Имея молодого короля под своим попечением, его отца – в заточении, королева и Мортимер теперь столкнулись с проблемами, которые Эдуард II не смог решить. Чтобы получить поддержку производителей шерсти, Деспенсеры, стремясь завоевать популярность, перенесли в Англию рынок экспортируемой шерсти, который был основан Эдуардом II в Нидерландах; теперь он был вообще отменен. В то же время во Францию были отправлены послы, чтобы заключить договор с братом Изабеллы, королем Карлом. Согласившись на все, о чем он просил, вопрос о королевских фьефах и оммаже за них был решен следующим образом: французы сохранили Ажене и другие земли, которые они захватили к северу от Гаронны, а английский кроль согласился выполнять решения французских судов в случае возникновения споров или, при несоблюдении данных обязательств, выплатить штраф в 50000 марок. Принимая все это во внимание, французский король возвратил своему племяннику Понтье и прибрежную полосу между Бордо и Байонной – все, что осталось от некогда огромных владений Алиеноры Аквитанской.

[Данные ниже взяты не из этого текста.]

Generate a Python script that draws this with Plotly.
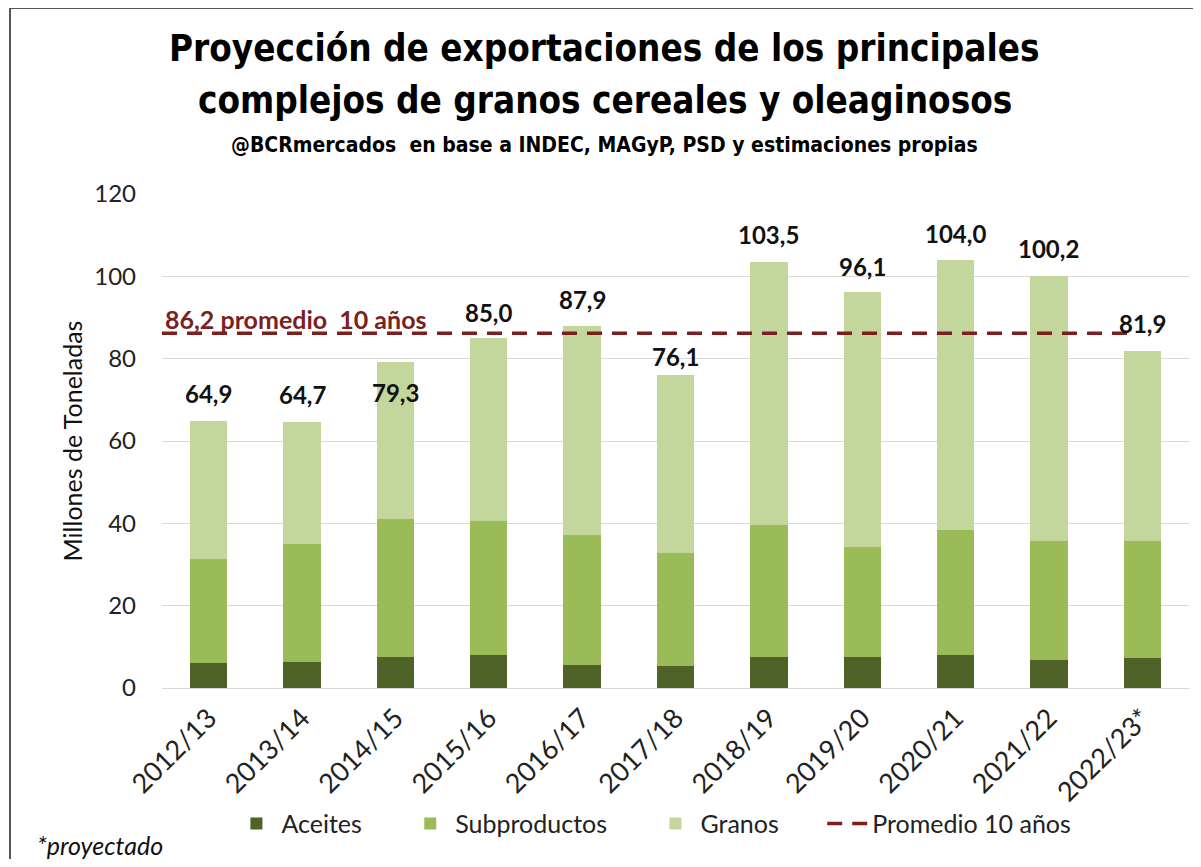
import plotly.graph_objects as go

# ---------------- data ----------------
campaigns = ["2012/13", "2013/14", "2014/15", "2015/16", "2016/17", "2017/18",
             "2018/19", "2019/20", "2020/21", "2021/22", "2022/23*"]
aceites = [6.0, 6.4, 7.5, 7.9, 5.7, 5.4, 7.5, 7.5, 7.9, 6.9, 7.3]
subproductos = [25.3, 28.7, 33.6, 32.6, 31.4, 27.5, 32.0, 26.7, 30.5, 28.8, 28.4]
totales = [64.9, 64.7, 79.3, 85.0, 87.9, 76.1, 103.5, 96.1, 104.0, 100.2, 81.9]
granos = [round(t - a - s, 1) for t, a, s in zip(totales, aceites, subproductos)]
promedio = 86.2
y_ticks = [0, 20, 40, 60, 80, 100, 120]

# ---------------- style ----------------
C_ACE = "#4F6228"
C_SUB = "#9BBB59"
C_GRA = "#C3D69B"
C_PROM = "#7B1F1F"
FONT = "Lato"
TFONT = "DejaVu Sans Condensed, Liberation Sans Narrow, DejaVu Sans, sans-serif"
label_shift = [27, 27, -31, 26, 27, 18, 27, 26, 26, 27, 27]
PAD = "\u00a0" * 6  # extra spacing between legend entries

def fmt(v):
    return f"{v:.1f}".replace(".", ",")

fig = go.Figure()
fig.add_trace(go.Bar(name="Aceites" + PAD, x=campaigns, y=aceites, marker_color=C_ACE,
                     marker_line_width=0))
fig.add_trace(go.Bar(name="Subproductos" + PAD, x=campaigns, y=subproductos, marker_color=C_SUB,
                     marker_line_width=0))
fig.add_trace(go.Bar(name="Granos" + PAD, x=campaigns, y=granos, marker_color=C_GRA,
                     marker_line_width=0))
n = len(campaigns)
fig.add_trace(go.Scatter(name="Promedio 10 años", x=[-0.5, n - 1.07], y=[promedio, promedio],
                         xaxis="x2", mode="lines",
                         line=dict(color=C_PROM, width=3.5, dash="15px,10px")))

annotations = []
for i, (c, t) in enumerate(zip(campaigns, totales)):
    annotations.append(dict(x=c, y=t, xref="x", yref="y", text=f"<b>{fmt(t)}</b>",
                            showarrow=False, xanchor="center", yanchor="middle",
                            yshift=label_shift[i],
                            font=dict(family=FONT, size=24, color="#111111")))
annotations.append(dict(x=0.13, y=promedio, xref="paper", yref="y",
                        text=f"<b>{fmt(promedio)} promedio  10 años</b>", showarrow=False,
                        xanchor="center", yanchor="middle", yshift=14,
                        font=dict(family=FONT, size=25, color=C_PROM)))
annotations.append(dict(x=0.431, y=1.2955, xref="paper", yref="paper",
                        text="<b>Proyección de exportaciones de los principales</b>",
                        showarrow=False, xanchor="center", yanchor="middle",
                        font=dict(family=TFONT, size=36.5, color="#000000")))
annotations.append(dict(x=0.431, y=1.19, xref="paper", yref="paper",
                        text="<b>complejos de granos cereales y oleaginosos</b>",
                        showarrow=False, xanchor="center", yanchor="middle",
                        font=dict(family=TFONT, size=36.5, color="#000000")))
annotations.append(dict(x=0.431, y=1.099, xref="paper", yref="paper",
                        text="<b>@BCRmercados  en base a INDEC, MAGyP, PSD y estimaciones propias</b>",
                        showarrow=False, xanchor="center", yanchor="middle",
                        font=dict(family=TFONT, size=21, color="#000000")))
annotations.append(dict(x=-0.124, y=-0.318, xref="paper", yref="paper", xanchor="left",
                        text="<i>*proyectado</i>", showarrow=False, yanchor="middle",
                        font=dict(family=FONT, size=25, color="#111111")))

shapes = [
    dict(type="line", xref="paper", yref="paper", x0=-0.148, x1=1.05, y0=1.3765, y1=1.3765,
         line=dict(color="#555555", width=2)),
    dict(type="line", xref="paper", yref="paper", x0=-0.148, x1=-0.148, y0=1.3765, y1=-0.5,
         line=dict(color="#555555", width=2)),
]

fig.update_layout(
    width=1185, height=851,
    barmode="stack", bargap=0.6,
    paper_bgcolor="white", plot_bgcolor="white",
    margin=dict(l=154, r=4, t=186, b=171),
    font=dict(family=FONT, size=24, color="#222222"),
    showlegend=True,
    legend=dict(orientation="h", x=0.479, xanchor="center", y=-0.275, yanchor="middle",
                font=dict(family=FONT, size=25, color="#222222"), traceorder="normal",
                itemwidth=40, bgcolor="rgba(0,0,0,0)"),
    xaxis=dict(type="category", tickangle=-45, showgrid=False, showline=False,
               tickfont=dict(family=FONT, size=27, color="#222222"), ticks="",
               ticklabelstandoff=8),
    xaxis2=dict(overlaying="x", range=[-0.5, n - 0.5], visible=False),
    yaxis=dict(range=[0, 120], tickvals=y_ticks, showgrid=True, gridcolor="#D9D9D9",
               gridwidth=1, zeroline=True, zerolinecolor="#D9D9D9", zerolinewidth=1,
               tickfont=dict(family=FONT, size=24, color="#222222"),
               ticklabelstandoff=25,
               title=dict(text="Millones de Toneladas", standoff=4,
                          font=dict(family=FONT, size=25, color="#111111"))),
    annotations=annotations,
    shapes=shapes,
)

fig.write_html("out.html")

Кроме того, нерешенным оставался вопрос Шотландии. Смещение Эдуарда II сделало необходимым продление перемирия, ибо в таком случае король не мог обязывать к перемирию своего преемника. Со столь уязвимыми северными пределами англичане очень нуждались в мире. Однако они еще не были готовы признать Брюса королем. Когда вновь провозглашая мир на границе, они обратились к «Роберту Брюсу и его приверженцам», шотландцы, ухватившись за нанесенное оскорбление, нашли предлог для новых набегов. Даже Мортимер не мог позволить себе проигнорировать такую провокацию. И в апреле 1327 года феодальному воинству было приказано собраться летом в Ньюкасле под номинальным командованием пятнадцатилетнего короля.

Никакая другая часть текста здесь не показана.